In this post, we'll demystify the process of how a machine turns raw text into seemingly intelligent responses.
The Core Concept
At its heart, an LLM doesn't "know" facts in the way humans do. Instead, it performs a series of complex mathematical transformations to predict what comes next.
1. Tokenization
Computers cannot read words; they read numbers. The first step is Tokenization, where text is broken down into smaller chunks called tokens. These can be whole words, syllables, or even individual characters. Example: "Elephant" might be one token, while "unbelievable" might be split into "un", "believ", and "able".
2. Embeddings (The Map of Meaning)
Once tokenized, each token is converted into an Embedding. This is a long list of numbers (a vector) that represents the token's meaning in a high-dimensional space. Tokens with similar meanings (like "apple" and "pear") are placed closer together in this mathematical space, allowing the model to understand relationships between concepts.

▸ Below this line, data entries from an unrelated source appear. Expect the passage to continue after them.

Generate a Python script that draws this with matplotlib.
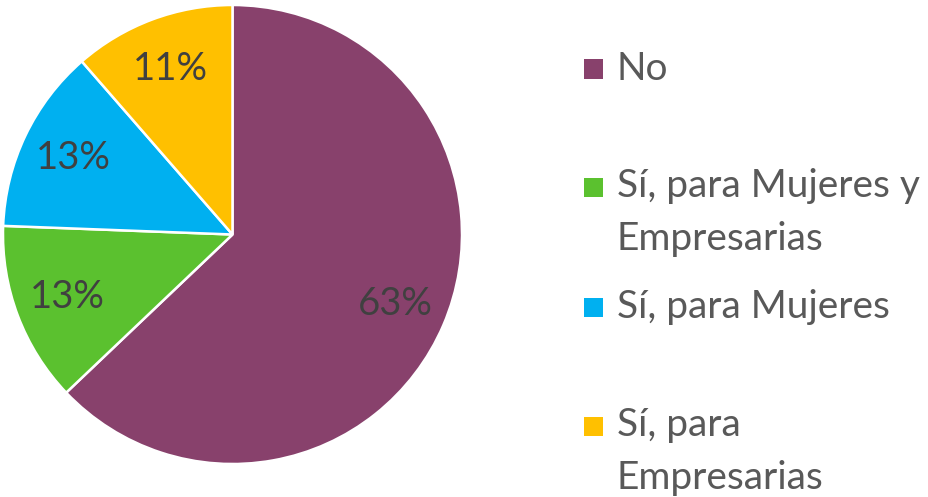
import textwrap
import matplotlib
matplotlib.use("Agg")
import matplotlib.pyplot as plt
from matplotlib.patches import Rectangle

categories = ["No", "Sí, para Mujeres y Empresarias", "Sí, para Mujeres", "Sí, para Empresarias"]
shares = [62.9, 12.7, 13.0, 11.4]
colors = ["#88416C", "#5BC12F", "#00B0F0", "#FFC000"]

plt.rcParams["font.family"] = ["Lato", "DejaVu Sans"]

fig = plt.figure(figsize=(9.29, 4.97), dpi=100)
W, H = 929, 497

# pie area: centre (232.5, 234.5) px, radius ~229.5 px
ax = fig.add_axes([3 / W, (H - 464) / H, 459 / W, 459 / H])
wedges, texts, autotexts = ax.pie(
    shares, colors=colors, startangle=90, counterclock=False,
    autopct="%.0f%%", pctdistance=0.77, radius=1,
    wedgeprops=dict(edgecolor="white", linewidth=1.8),
    textprops=dict(color="#404040", fontsize=27.5),
)
ax.set_xlim(-1, 1)
ax.set_ylim(-1, 1)
ax.set_aspect("equal")
ax.axis("off")

# legend drawn by hand to follow the uneven spacing of the original
row_y = [69, 187, 307, 426]
line_gap = 52  # px between wrapped lines
for name, col, y in zip(categories, colors, row_y):
    fig.patches.append(Rectangle((584 / W, (H - y - 9.5) / H), 19 / W, 19 / H,
                                 transform=fig.transFigure, facecolor=col, edgecolor="none"))
    label = textwrap.fill(name, 18)
    extra = label.count("\n") * line_gap
    # baseline alignment in matplotlib uses the last line
    fig.text(617 / W, (H - y - 11 - extra) / H, label, ha="left", va="baseline",
             fontsize=28, color="#595959", linespacing=1.6)

fig.savefig("out.png", dpi=100, facecolor="white")
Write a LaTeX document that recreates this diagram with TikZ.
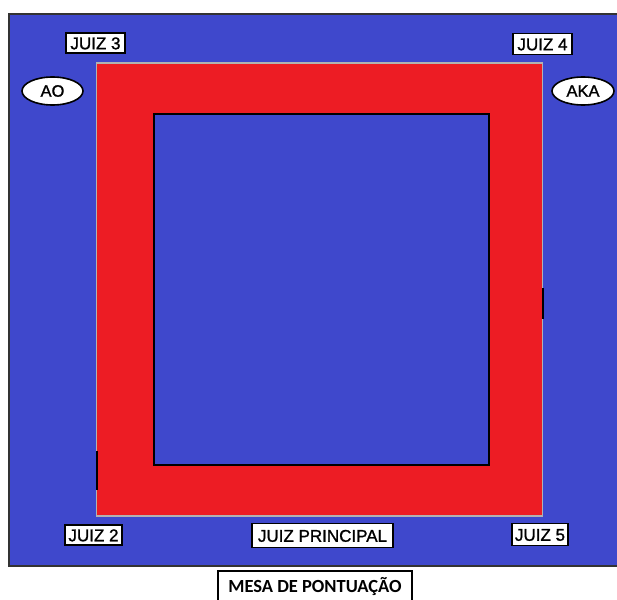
\documentclass[tikz,border=0pt]{standalone}
\usepackage{fontspec}
\setmainfont{Liberation Sans}
\newfontfamily\labelfont[FakeBold=1.2]{Liberation Sans}
\newfontfamily\calfont{Carlito}
\usetikzlibrary{shapes.geometric}
\definecolor{matblue}{HTML}{3F48CC}
\definecolor{matred}{HTML}{ED1C24}
\tikzset{
  judge/.style={draw=black, line width=1.6pt, fill=white, inner sep=0pt,
    font=\labelfont\fontsize{17}{17}\selectfont, text height=12.5pt, text depth=0pt},
  side/.style={ellipse, draw=black, line width=1.6pt, fill=white, inner sep=0pt,
    font=\labelfont\fontsize{16.5}{16.5}\selectfont},
  tick/.style={black, line width=1.4pt}
}
\begin{document}
\begin{tikzpicture}[x=1pt,y=-1pt]
\useasboundingbox (0,0) rectangle (617,599);
\fill[white] (0,0) rectangle (617,599);
% mat area
\filldraw[fill=matblue, draw=black!80, line width=1.5pt] (9,14) rectangle (640,566);
% red zone
\filldraw[fill=matred, draw=black!30, line width=1.5pt] (96.5,63) rectangle (542.5,516);
% inner competition area
\filldraw[fill=matblue, draw=black, line width=1.3pt] (154,114) rectangle (489,465);
% small dark marks on the red border
\draw[tick] (97,451) -- (97,490);
\draw[tick] (543,288) -- (543,319);
% judges
\node[judge, minimum width=59pt, minimum height=20pt] (j3) at (95.5,43) {JUIZ 3};
\node[judge, minimum width=59pt, minimum height=21pt] (j4) at (542.5,44) {JUIZ 4};
\node[judge, minimum width=57pt, minimum height=20pt] (j2) at (93.5,535) {JUIZ 2};
\node[judge, minimum width=56pt, minimum height=22pt] (j5) at (540,534.5) {JUIZ 5};
\node[judge, minimum width=141pt, minimum height=24pt] (jp) at (322.5,535.5) {JUIZ PRINCIPAL};
% sides
\node[side, minimum width=61pt, minimum height=28pt] (ao) at (52.5,91) {AO};
\node[side, minimum width=62pt, minimum height=28pt] (aka) at (583,91) {AKA};
% scoring table
\node[draw=black, line width=2pt, fill=white, inner sep=0pt,
  minimum width=194pt, minimum height=32pt,
  font=\calfont\bfseries\fontsize{18.5}{18.5}\selectfont] (mesa) at (315,587) {MESA DE PONTUAÇÃO};
\end{tikzpicture}
\end{document}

3. The Transformer and Attention
The "secret sauce" of modern LLMs is the Transformer architecture, specifically the Attention mechanism. This allows the model to look at every token in a sentence and decide which other tokens are most important for understanding the context. In the sentence "The bank of the river was muddy," the attention mechanism helps the model realize that "bank" refers to land, not a financial institution, by looking at the word "river".
4. Next-Token Prediction
After processing the input through these layers, the model doesn't "write" a sentence; it predicts the single most likely next token. It then appends that token to the sequence and repeats the process, over and over, until the response is complete.
Key Takeaways
- Patterns, Not Consciousness: LLMs are probabilistic engines. They don't "think"; they calculate the most likely sequence of characters based on their training data.
- Training Scale: Their "intelligence" comes from the sheer volume of data (petabytes of text) and parameters (billions of connections) used during training.
- Hallucinations: Because they are predicting probabilities rather than querying a database, they can confidently generate "facts" that don't exist—this is known as hallucination.
Conclusion
Understanding that LLMs are sophisticated "autocomplete" systems doesn't diminish their utility—it actually helps us use them more effectively. By recognizing that they rely on patterns and context, we can better prompt them and remain critical of the information they provide.
The bridge between statistical probability and human-like conversation is one of the most fascinating engineering achievements of the decade.